Since I cannot reveal a lot about the plot line, allow me to wax poetic about the cast. Hilary Swank is nothing short of dynamic; and it is such a pleasure to see her comedic side along with her dramatic talents. She has the audience in the palm of her hand, experiencing every emotion right along with her. Team this with my opinion that she is drop dead gorgeous and wears lingerie without looking like a tart, and you’ve definitely got a recipe for success.

Ladies…if you thought Gerard Butler was beautiful as Leonidas in 300, you don’t really know him until you’ve seen his comedic and romantic sides. He and Swank are pure magic together, as are Jeffrey Dean Morgan and Swank when they meet later in the film. These men are hunks with brains—a combination rapidly approaching the Endangered Species List. And, Butler holds up quite nicely without a computer enhanced six-pack!

The peripheral cast is also quit pleasing with the exception of one discordant note in Lisa Kudrow. She just does not seem able to leave Phoebe (Friends) behind and although her character in P.S. I Love You does not distract from the movie as a whole, her Denise could have been left out without damage to the screenplay.

Richard LaGravenese, who co-wrote and directed this film, succeeds in presenting a work of great beauty with locations in New York City and Ireland. He uses some very interesting and unexpected camera angles that surprise, yet delight. His direction of the camera brings out the best in his settings and actors and “loves” them lavishly. Even the froggy Henry Connick, Jr., who plays the scruffy socially inept nonconformist that thinks Holly should begin again with him, becomes a prince in the eye of the camera.
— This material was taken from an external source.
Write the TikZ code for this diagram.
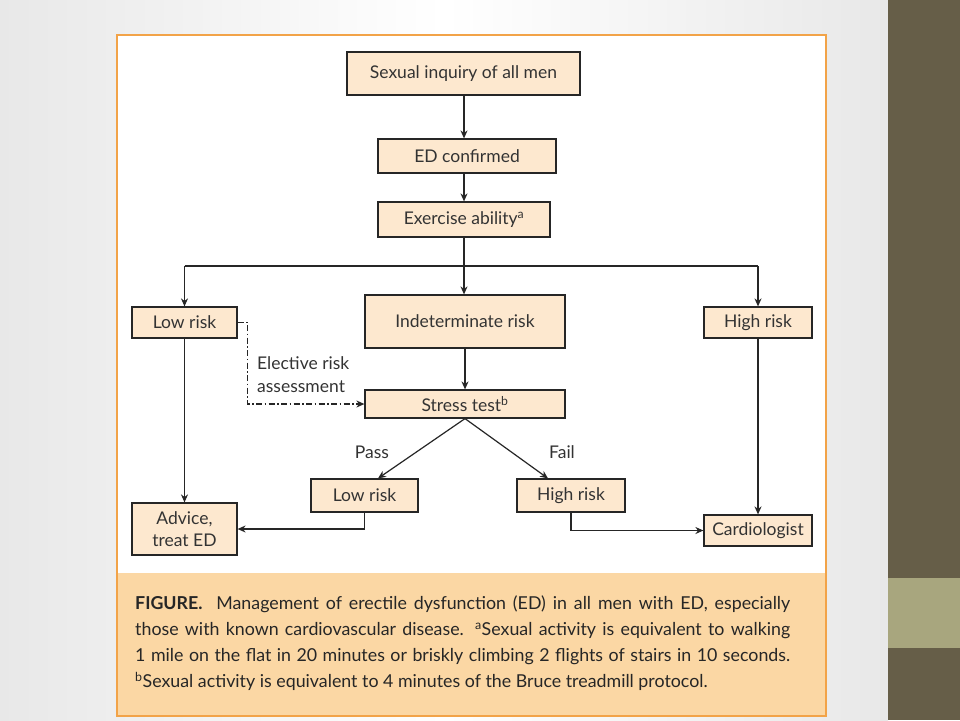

The cinema has needed a really great love story for some time. P.S. I Love You fulfills a longing for the desire to get away from happily-ever-after and into the exploration of relationships in which real people can see themselves. This film explores the struggle of mixing different ideologies and blending lives, maintaining autonomy while also uniting into one. The complete honesty of the emotions—pathos, laughter, anger, sorrow, love…even hatred at timesis experiential. Gerry and Holly are real people into which creators LaGravenese, Butler, and Swank never insinuate themselves.

LaGravenese also thoroughly explores the process of grieving and how attitudes about what is proper and what isn’t differ greatly among people. The epiphany reached through Holly’s pursuit of purpose is really quite unexpected. Holly, who thought she was the adult, grows up through the process of being tested and fired in the kiln of pain and grief that are part of life. Kathy Bates (who plays Holly’s mother) has two of the best lines in the film. After the delivery of the last letter, mom has this to say:

If we are alone in this (grief and suffering), well, then we are together in that, too. This life… none of us survive it.
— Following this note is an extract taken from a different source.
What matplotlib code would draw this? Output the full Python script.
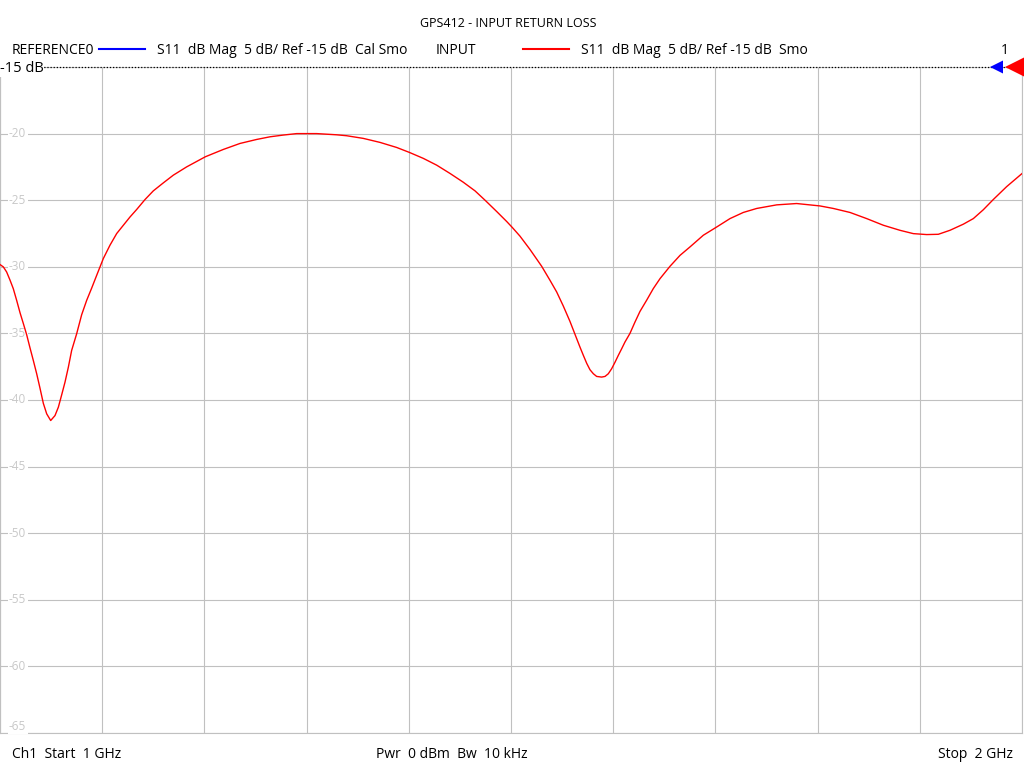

It is the simplicity of these statements of the common condition of every human being that makes us realize that we are never alone and we all have to live the reality of suffering and eventual death.

P.S. I Love You is rated PG-13 for “sexual references and brief nudity.” The only blatant nudity is a view of Jeffrey Dean Morgan’s backside, but there are several scenes of activity under the covers and walking around in underwear. This is not a children’s movie. Only people who understand the difficulty of building and maintaining adult relationships will get the humor and appreciate the struggle. This is a great date movie for those married or unmarried. The married will recognize much about themselves and the unmarried will get a look at what might be ahead for them.

Courtesy of a local publicist, Kathy attended a promotional screening of P.S. I Love You.